MENGAKU “BUYA”, BELA BA’ALAWI, TAKUT DITANTANG DISKUSI

Penulis : KH. Imaduddin Ustman Al Bantani.

Seorang Kiai yang tinggal di Sumedang yang dikenal sebagai pendukung Anis Baswedan dan murid para Ba’alwi, Kiai Muhyiddin, dalam sebuah video yang beredar nampak berpidato berapi-api sambil sesekali memukulkan tongkatnya ke tiang bangunan sebuah makam. Dalam pidatonya, kiai tersebut menyatakan ia wajib membela Ba’alwi yang nasabnya penulis batalkan. Ia mengatakan:

“Buya wajib melaan, wajib melaan, kumaha cara buya melaanana, kieu kasararea terutama ka turunan Kangjeng Syarif Hidayatullah, lamun urang percaya, keruhun urang teh wali, keruhun urang teh ulama, kapercaya elmuna, kapercaya karomahna, kapercaya riwayatna, anu arenjanana mengakui yen Ba’alwi teh adalah keturunan Kangjeng Nabi Muhammad SAW, maka Buya ngajak kasararea, tong percaya kanu kakarak nengtet….” Ujarnya sambil berapi-api.
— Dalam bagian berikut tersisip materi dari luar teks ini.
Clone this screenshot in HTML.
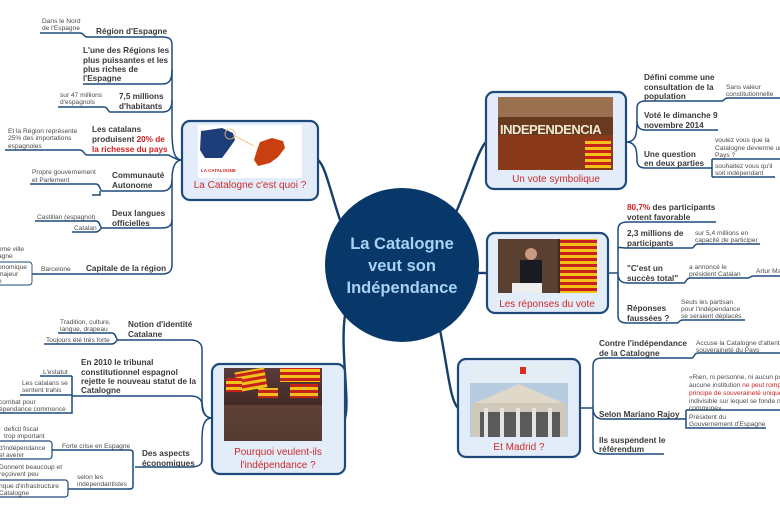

Anehnya, dalam usaha mempengaruhi jama’ahnya untuk percaya nasab para gurunya itu, ia tidak menyajikan sedikitpun dalil-dalil tentang sahihnya nasab Ba’alwi. malah ia hanya bertameng dengan para kiai-kiai Nusantara semacam ulama Banten, Syekh Nawawi al Bantani. Padahal sebagaimana kita ketahui, Syekh Nawawi al Bantani tidak sekalipun dalam kitabnya pernah mensahihkan nasab Ba’alwi.

Penulis penasaran dengan sosok kiai Sumedang yang selalu memanggil dirinya “buya” itu. Panggilan “buya”, bagi penulis yang tinggal di Banten, adalah panggilan masyarakat yang disematkan untuk kiai alim dan wara’ semacam Buya Muhtadi. Itupun bukan beliau yang memperkenalkan diri sebagai “buya”, masyarakatlah yang memanggil Buya Muhtadi sebagai “buya”.

Karena penasaran itulah penulis meminta kepada sahabat penulis yang sekaligus sekretaris penulis di RMI Banten, Kang Didin Syahbuddin, untuk menghubungi Kiai Muhyiddin tersebut untuk mengajaknya berdiskusi tentang nasab Ba’alwi yang terputus itu. Penulis ingin mengetahui: apa sih kira-kira dalil yang kiai itu punyai untuk mensahihkan nasab Ba’alwi.

Setelah dihubungi buya dengan tanda kutip itu menjawab melalui voice note dalam bahasa Sunda:

“…teu peryogi buyamah diskusi-diskusi teu peryogi, ari buyamah seratus persen percaya bahwa para habaib Ba Alwi eta duriah Rasul…” (“..tidak perlu buyamah diskusi-diskusi, tidak perlu, kalau buyamah percaya bahwa habaib Ba Alwi itu duriah Rasul…”)

Begitulah sepenggal jawaban kiai Sumedang itu ketika diajak diskusi. Dari situ, para mukibin Ba’alwi jangan terlalu berharap bahwa ketika ada orang mengaku sebagai “buya” membela nasab Ba’alwi, lalu dipercaya bahwa pebelaan itu berdasarkan dalil yang dapat dipertanggungjawabkan. Dari ilmu tasawuf saja kita bisa menakar, orang-orang yang merasa alim, lalu menyebut dirinya dengan gelar-gelar keagamaan yang menunjukan pangkatnya lebih tinggi dari ulama lainnya, nilainya seperti apa. Penulis bukan dalam rangka merendahkan seseorang, tetapi agar masyarakat mengerti dan memahami, bahwa zaman ini, banyak para pendongeng yang mengaku sebagai ulama lalu menggunakan pengakuan itu untuk membodohi masyarakat. Dan perlu kiai itu ketahui, bahwa jama’ah nya dari Sumedang itu merupakan bagian dari saudara-saudara penulis sendiri, maka sudah seyogyanya penulis memiliki kepedulian terhadap pidatonya tersebut.